"Joint MoE Scaling Laws: Mixture of Experts Can Be Memory Efficient"
Below podcast on this paper is generated with Google's Illuminate.
https://arxiv.org/abs/2502.05172
The challenge lies in the unclear trade-offs between computational and memory efficiency when using Mixture of Experts models compared to dense models, especially under memory limitations. This paper aims to determine if Mixture of Experts models can be optimal within a fixed memory budget.
This paper proposes joint scaling laws for both dense and Mixture of Experts models. The scaling laws incorporate active parameters, dataset size, and the number of experts. This framework rigorously analyzes model performance under memory constraints.
-----
📌 Mixture of Experts models, often deemed memory-heavy, are surprisingly shown to achieve memory optimality under budget constraints, directly challenging common assumptions in scaling.
📌 This paper's joint scaling laws offer a practical, data-driven framework. Engineers can now optimize Mixture of Experts configurations based on memory and compute budgets, moving beyond empirical guesswork.
📌 Quantifying the compute-memory trade-off, the research validates Mixture of Experts as a truly efficient alternative. Mixture of Experts models are not just compute-efficient but also memory-conscious, especially beneficial for inference.
----------
Methods Explored in this Paper 🔧:
→ This paper derives a joint scaling law applicable to both dense Transformer and Mixture of Experts models.
→ The scaling law equation is L(N_act, D, E_hat) = aE_hat^delta * N_act^(alpha + gamma*ln(E_hat)) + bE_hat^omega * D^(beta + zeta*ln(E_hat)) + c.

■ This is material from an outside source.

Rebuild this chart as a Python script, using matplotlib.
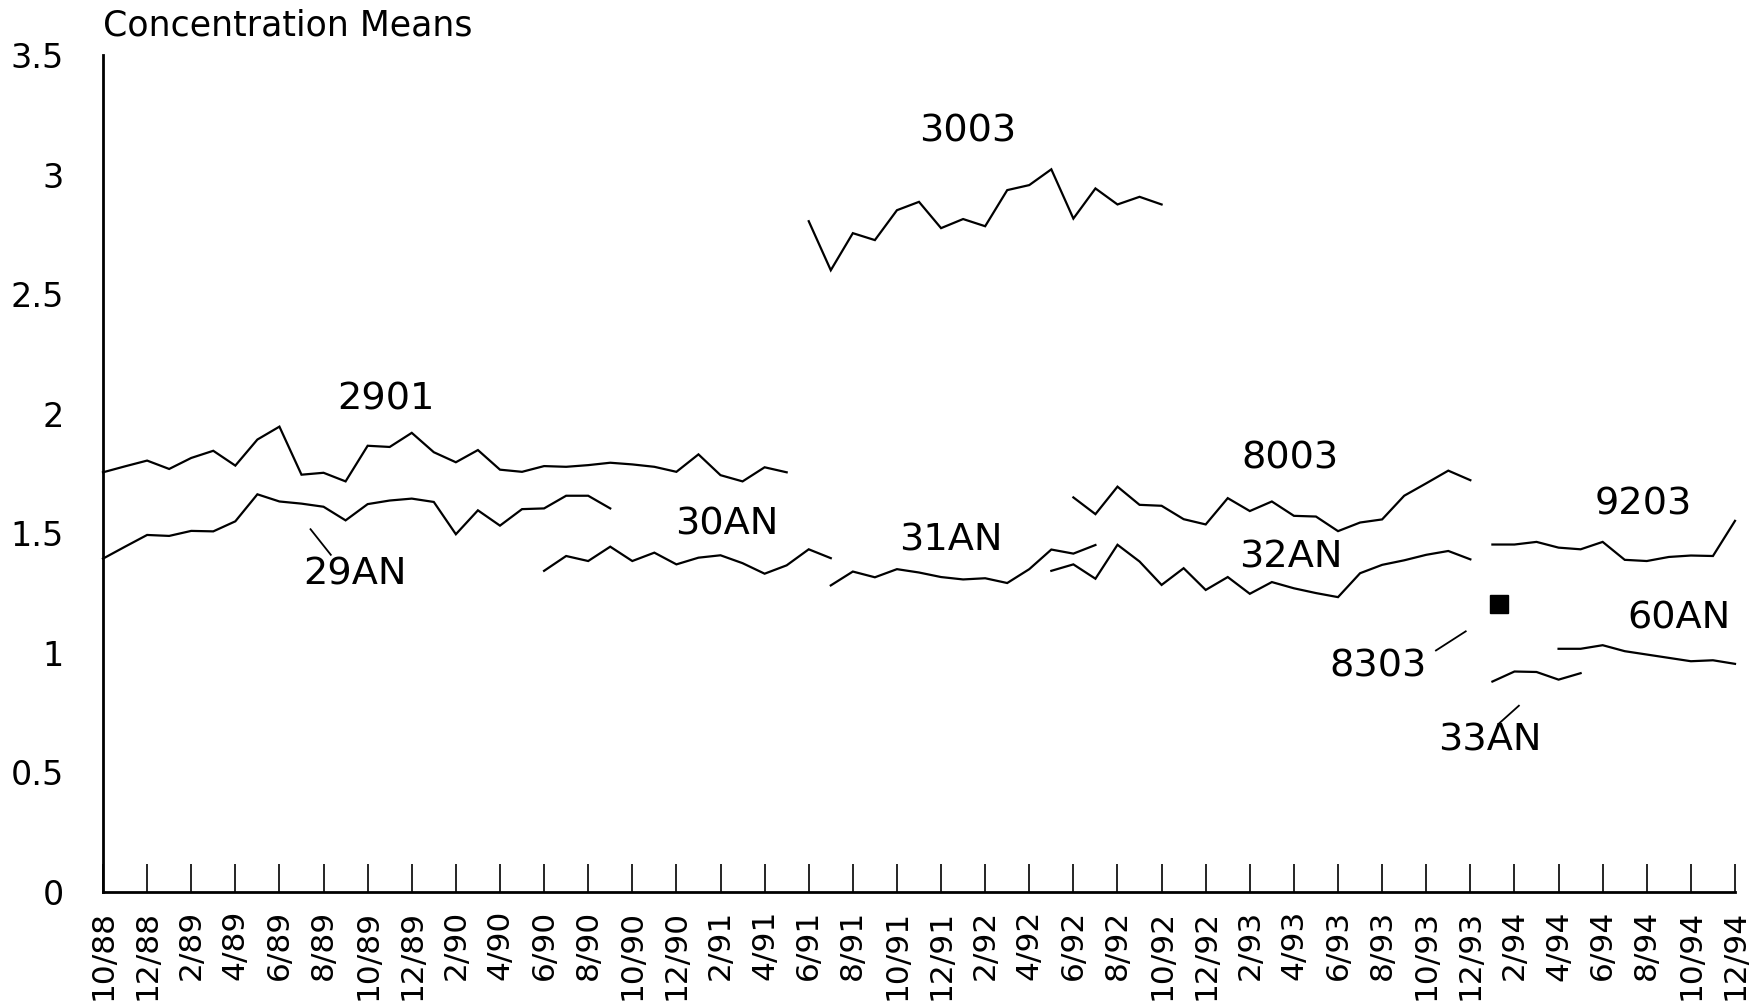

→ Here L is training loss, N_act is active parameters, D is dataset size, and E_hat is a transformed number of experts.
→ The transformation E_hat is mathematically defined as 1/E_hat = ( (1/E) - (1/E_max) ) / (1 - (1/E_max)) + (1/E_start).
→ The paper validates this scaling law through over 280 experiments with up to 2.7 billion active parameters.
-----
Key Insights 💡:
→ Mixture of Experts models can be more memory-efficient than dense models, achieving the same loss with lower memory usage for a fixed training budget.
→ The optimal number of experts is contingent on specific computational and memory constraints.
→ Increasing the number of experts necessitates a higher token-to-parameter ratio for optimal performance.
→ For a fixed computational budget, increasing the number of experts improves performance when model size and training tokens are appropriately adjusted.
→ Increasing the number of experts in Mixture of Experts models requires a corresponding decrease in the learning rate.
-----
Results 📊:
→ Mixture of Experts models achieve lower loss than dense models of equivalent total parameters and compute budget.
→ Mixture of Experts models exhibit enhanced compute and memory efficiency during inference compared to dense models.
→ For a fixed total parameter count, a Mixture of Experts model with up to 8 experts outperforms a compute-optimal dense model when trained on E times more tokens, while maintaining the same memory footprint.